Almost everyone is familiar with the famous Boeing 747, a large and iconic commercial aircraft that’s used in both cargo transport and passenger travel. Well, sit back little brother, because here comes Boeing’s 777x, a new plane designed with an impressive wingspan of 235 feet. Unfortunately for the 747’s new big brother, those wings need to be clipped.
Most airports aren’t able to accommodate the enormous wingspan of the new 777’s; the gates just aren’t big enough. So rather than making airports build bigger gates, or trimming the wings of the 777x, Boeing came up with the bright idea to fold the wings.
The 235-foot wingspan of the 777’s will be cut down to just 212 feet once the wings are built with hinges. The design received approval from the FAA on May 18, with the stipulation of a few conditions that Boeing has to meet for the new aircraft. The wings are only to be folded while the plane is on the ground and Boeing is not allowed to store fuel in the folding sections. Boeing is also required to create a thorough design that has contingencies in place for mishaps, such as the wings folding mid-flight.
So if it’s such a headache, why go through the trouble? The traditional 777 has a wingspan of 213 feet and is a wide-bodied plane with dual engines. The new 777’s, which will be referred to as the 777-8 and 777-9, will have more than 20 feet of additional wingspan. The reason for the jump in size, and why engineers at Boeing would rather implement hinges than alter the design, is due to cost efficiency.

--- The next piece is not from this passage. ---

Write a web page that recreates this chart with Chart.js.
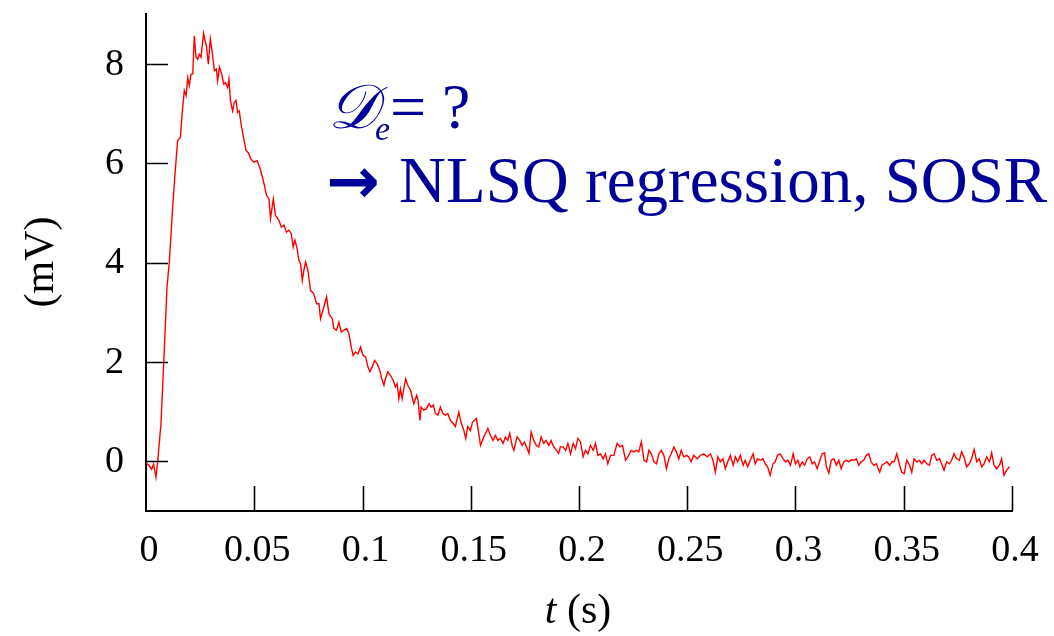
<!DOCTYPE html>
<html>
<head>
<meta charset="utf-8">
<script src="https://cdn.jsdelivr.net/npm/chart.js@4.4.1/dist/chart.umd.min.js"></script>
<style>
  html, body { margin: 0; padding: 0; background: #fff; }
  #wrap { width: 1054px; height: 636px; }
</style>
</head>
<body>
<div id="wrap"><canvas id="trace" width="1054" height="636"></canvas></div>
<script>
// recorded voltage trace: time (s) and potential (mV)
const times = [
  0, .0015, .0026, .0035, .0046, .0054, .0069, .0085, .0097, .0108, .0123, .0134, .0146, .0159, .0166, .0177,
  .0185, .0193, .0200, .0208, .0216, .0223, .0231, .0239, .0246, .0254, .0262, .0266, .0273, .0279, .0288, .0297,
  .0305, .0316, .0325, .0331, .0339, .0350, .0359, .0367, .0377, .0383, .0390, .0400, .0408, .0416, .0423, .0431,
  .0439, .0446, .0462, .0473,
  .0483, .0498, .0514, .0529, .0545, .0557, .0568, .0575, .0588, .0598, .0614, .0625, .0637, .0649, .0660, .0671,
  .0680, .0688, .0698, .0706, .0714, .0722, .0729, .0737, .0748, .0760, .0775, .0788, .0799, .0806, .0819, .0834,
  .0845, .0860, .0868, .0880, .0891, .0902, .0914, .0926, .0937, .0948, .0957, .0968, .0979, .0991, .1003, .1014,
  .1025, .1034, .1045, .1056, .1068, .1080,
  .1091, .1099, .1106, .1117, .1129, .1142, .1152, .1160, .1168, .1175, .1183, .1199, .1209, .1222, .1237, .1250,
  .1257, .1265, .1271, .1283, .1296, .1307, .1317, .1327, .1337, .1348, .1360, .1371, .1383, .1394, .1406, .1419,
  .1429, .1445, .1455, .1468, .1477, .1486, .1499, .1508, .1517, .1526, .1537, .1545, .1560, .1568, .1579, .1591,
  .1603, .1614, .1625, .1637, .1649, .1660, .1671, .1680, .1691, .1699, .1714, .1726, .1737, .1748, .1760, .1769,
  .1779, .1791, .1803, .1814, .1825, .1837, .1848, .1860, .1871, .1883, .1896, .1906, .1914,
  .1927, .1938, .1949, .1961, .1973, .1984, .1995, .2007, .2019, .2030, .2041, .2053, .2066, .2076, .2087, .2099,
  .2112, .2122, .2133, .2146, .2161, .2176, .2189, .2201, .2215, .2226, .2241, .2253, .2266, .2276, .2288, .2300,
  .2312, .2323, .2334, .2346, .2358, .2369, .2380, .2392, .2404, .2415, .2426, .2438, .2450, .2461, .2472, .2484,
  .2497, .2507, .2518, .2530, .2546, .2561, .2576, .2592, .2607, .2619, .2630, .2641, .2653, .2665, .2676, .2687,
  .2699, .2712, .2722, .2733, .2745, .2758, .2768, .2779, .2791, .2804, .2814, .2825, .2837, .2850, .2860, .2871,
  .2883, .2896, .2906, .2917, .2929,
  .2943, .2954, .2965, .2977, .2989, .3000, .3011, .3020, .3031, .3042, .3054, .3066, .3077, .3088, .3100, .3113,
  .3123, .3134, .3143, .3154, .3165, .3177, .3189, .3200, .3211, .3223, .3235, .3246, .3257, .3269, .3281, .3292,
  .3303, .3315, .3327, .3338, .3349, .3361, .3373, .3389, .3399, .3410, .3422, .3435, .3445, .3456, .3468, .3481,
  .3491, .3502, .3514, .3527, .3537, .3548, .3560, .3573, .3583, .3594, .3606, .3619, .3629, .3640, .3652, .3665,
  .3675, .3686, .3698, .3711, .3721, .3732, .3744, .3757, .3767, .3778, .3790, .3803, .3813, .3825, .3837, .3849,
  .3860, .3871, .3883, .3896, .3906, .3917, .3929, .3942, .3952, .3963, .3975, .3988
];
const mV = [
  -0.03, -0.09, -0.16, -0.06, -0.32, 0.0, 0.75, 2.29, 3.5, 4.03, 5.1, 5.78, 6.45, 6.52, 6.95, 7.46,
  7.36, 7.72, 7.56, 7.79, 7.79, 8.56, 8.13, 8.09, 8.19, 8.13, 8.46, 8.61, 8.46, 8.36, 7.99, 8.5,
  8.26, 7.86, 7.89, 7.66, 7.93, 7.79, 7.59, 7.62, 7.52, 7.69, 7.26, 7.05, 7.22, 7.26, 7.02, 7.05,
  6.79, 6.62, 6.25, 6.21,
  6.09, 6.02, 6.05, 5.86, 5.59, 5.35, 5.28, 4.88, 5.28, 4.95, 4.85, 4.71, 4.75, 4.61, 4.65, 4.58,
  4.31, 4.45, 4.28, 4.04, 3.98, 3.64, 3.84, 4.01, 3.84, 3.44, 3.37, 3.17, 3.17, 2.87, 3.07, 3.31,
  2.97, 2.87, 2.67, 2.64, 2.80, 2.60, 2.64, 2.67, 2.57, 2.30, 2.13, 2.20, 2.16, 2.30, 2.13, 2.10,
  1.90, 1.80, 1.90, 2.03, 1.96, 1.83,
  1.63, 1.53, 1.66, 1.80, 1.73, 1.63, 1.50, 1.56, 1.26, 1.46, 1.26, 1.66, 1.53, 1.43, 1.16, 1.33,
  1.23, 0.82, 1.09, 1.03, 1.06, 1.16, 1.09, 1.13, 0.96, 0.93, 1.09, 0.96, 0.93, 0.96, 0.82, 0.76,
  0.70, 0.99, 0.79, 0.62, 0.46, 0.70, 0.62, 0.79, 0.82, 0.86, 0.56, 0.32, 0.49, 0.56, 0.66, 0.52,
  0.42, 0.52, 0.42, 0.46, 0.36, 0.49, 0.42, 0.56, 0.32, 0.22, 0.49, 0.42, 0.32, 0.39, 0.26, 0.16,
  0.59, 0.42, 0.32, 0.29, 0.49, 0.36, 0.42, 0.32, 0.42, 0.29, 0.22, 0.16, 0.29,
  0.29, 0.22, 0.36, 0.15, 0.36, 0.25, 0.46, 0.39, 0.09, 0.22, 0.15, 0.32, 0.22, 0.36, 0.12, 0.15,
  0.05, 0.15, -0.05, 0.12, 0.12, 0.36, 0.29, 0.32, 0.02, 0.09, 0.22, 0.19, 0.22, 0.19, 0.39, 0.02,
  -0.01, 0.22, 0.15, -0.01, -0.05, 0.15, 0.22, 0.12, -0.15, 0.05, 0.15, 0.29, 0.19, 0.05, 0.22, 0.09,
  0.12, 0.09, -0.01, 0.12, 0.05, 0.12, 0.15, 0.09, 0.15, 0.02, -0.22, 0.09, -0.01, 0.05, -0.15, -0.01,
  0.12, -0.08, 0.09, -0.01, 0.12, -0.08, 0.02, -0.11, 0.02, 0.15, -0.05, 0.05, 0.02, 0.05, -0.05, -0.11,
  -0.28, -0.05, -0.01, 0.12, 0.15,
  0.05, -0.01, 0.02, -0.08, 0.15, -0.05, 0.02, -0.11, -0.01, -0.08, 0.05, 0.09, -0.05, -0.01, -0.15, 0.02,
  0.15, 0.17, -0.11, -0.24, 0.02, 0.05, -0.08, 0.02, -0.15, -0.01, 0.02, -0.01, 0.03, 0.02, 0.05, -0.08,
  -0.01, 0.02, 0.12, 0.15, -0.01, -0.08, -0.05, -0.22, -0.08, -0.05, -0.01, -0.08, -0.01, -0.01, 0.15, -0.08,
  -0.22, -0.25, 0.02, -0.08, -0.22, 0.05, -0.01, 0.02, -0.05, 0.02, -0.05, -0.08, 0.12, 0.15, 0.02, 0.05,
  -0.05, -0.18, -0.01, -0.05, 0.02, 0.15, 0.05, 0.02, 0.19, 0.09, -0.11, -0.05, 0.05, 0.24, -0.01, 0.05,
  -0.11, -0.05, 0.09, -0.01, 0.17, -0.08, -0.15, -0.08, 0.05, -0.28, -0.18, -0.11
];

const xTicks = [0, 0.05, 0.1, 0.15, 0.2, 0.25, 0.3, 0.35, 0.4];
const xTickLabels = ['0', '0.05', '0.1', '0.15', '0.2', '0.25', '0.3', '0.35', '0.4'];
const yTicks = [0, 2, 4, 6, 8];
const yTickLabels = ['0', '2', '4', '6', '8'];

const serif = '"Liberation Serif", "DejaVu Serif", serif';
const ink = '#000099';

// inward tick marks, tick labels, axis titles and the note on the right
const frame = {
  id: 'frame',
  afterDraw(chart) {
    const ctx = chart.ctx;
    const xs = chart.scales.x, ys = chart.scales.y;
    const a = chart.chartArea;
    ctx.save();
    ctx.strokeStyle = '#000';
    ctx.lineWidth = 1.6;
    ctx.beginPath();
    xTicks.forEach(v => {
      if (v === 0) return;
      const px = Math.round(xs.getPixelForValue(v)) + 0.5;
      ctx.moveTo(px, a.bottom);
      ctx.lineTo(px, a.bottom - 25);
    });
    yTicks.forEach(v => {
      const py = Math.round(ys.getPixelForValue(v)) + 0.5;
      ctx.moveTo(a.left, py);
      ctx.lineTo(a.left + 22, py);
    });
    ctx.stroke();

    ctx.fillStyle = '#000';
    ctx.font = '38px ' + serif;
    ctx.textBaseline = 'middle';
    ctx.textAlign = 'center';
    xTicks.forEach((v, i) => {
      ctx.fillText(xTickLabels[i], xs.getPixelForValue(v) + 3, 551);
    });
    ctx.textAlign = 'right';
    yTicks.forEach((v, i) => {
      ctx.fillText(yTickLabels[i], 124, ys.getPixelForValue(v) + 1);
    });

    // axis titles
    ctx.save();
    ctx.translate(42, 262);
    ctx.rotate(-Math.PI / 2);
    ctx.textAlign = 'center';
    ctx.font = '42px ' + serif;
    ctx.fillText('(mV)', 0, 0);
    ctx.restore();

    ctx.textAlign = 'left';
    ctx.font = 'italic 42px ' + serif;
    const tW = ctx.measureText('t').width;
    ctx.font = '42px ' + serif;
    const sW = ctx.measureText(' (s)').width;
    const x0 = 578 - (tW + sW) / 2;
    ctx.font = 'italic 42px ' + serif;
    ctx.fillText('t', x0, 612);
    ctx.font = '42px ' + serif;
    ctx.fillText(' (s)', x0 + tW, 612);

    // note
    ctx.fillStyle = ink;
    ctx.textBaseline = 'alphabetic';
    ctx.font = 'italic 62px ' + serif;
    ctx.fillText('\u{1D49F}', 328, 128);
    ctx.font = 'italic 34px ' + serif;
    ctx.fillText('e', 375, 140);
    ctx.font = '64px ' + serif;
    ctx.fillText('= ?', 390, 128);
    ctx.font = 'bold 64px "DejaVu Sans", sans-serif';
    ctx.fillText('\u2192', 326, 203);
    ctx.font = '65px ' + serif;
    ctx.fillText('NLSQ regression, SOSR', 399, 202);
    ctx.restore();
  }
};

new Chart(document.getElementById('trace').getContext('2d'), {
  type: 'line',
  data: {
    datasets: [{
      data: times.map((t, i) => ({ x: t, y: mV[i] })),
      borderColor: '#ff0000',
      borderWidth: 1.4,
      pointRadius: 0,
      tension: 0,
      fill: false
    }]
  },
  options: {
    responsive: false,
    animation: false,
    layout: { padding: { left: 146, right: 42, top: 14, bottom: 125 } },
    plugins: { legend: { display: false }, tooltip: { enabled: false } },
    scales: {
      x: {
        type: 'linear', min: 0, max: 0.4,
        afterBuildTicks: s => { s.ticks = xTicks.map(v => ({ value: v })); },
        grid: { display: false, drawTicks: false },
        border: { display: true, color: '#000', width: 2 },
        ticks: { display: false }
      },
      y: {
        type: 'linear', min: -1, max: 9,
        afterBuildTicks: s => { s.ticks = yTicks.map(v => ({ value: v })); },
        grid: { display: false, drawTicks: false },
        border: { display: true, color: '#000', width: 2 },
        ticks: { display: false }
      }
    }
  },
  plugins: [frame]
});
</script>
</body>
</html>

According to a quote in Popular Science by Gary Ulrich, an associate professor at the John D. Odegard School of Aerospace Sciences at the University of North Dakota, the longer wings will reduce drag on the plane. This will cut down on fuel costs and save the airlines more money as fuel prices rise. Compared to a plane with the same wingspan surface area, the plane with the longer wingspan will create less drag than the plane with the shorter one.
Out of all domestic trips, 78% of are taken for leisure purposes. The new 777-8 will be able to seat 375 people and the 777-9 will seat 425 people, making these new planes a formidable force in the aviation world and a popular public option. What, if any, in flight entertainment companies Boeing will contract for the new planes, and what types of IFE systems they will implement is still unknown. Whichever of the in flight entertainment companies they pick, hopefully, the inside of the plane is as impressive as the outside.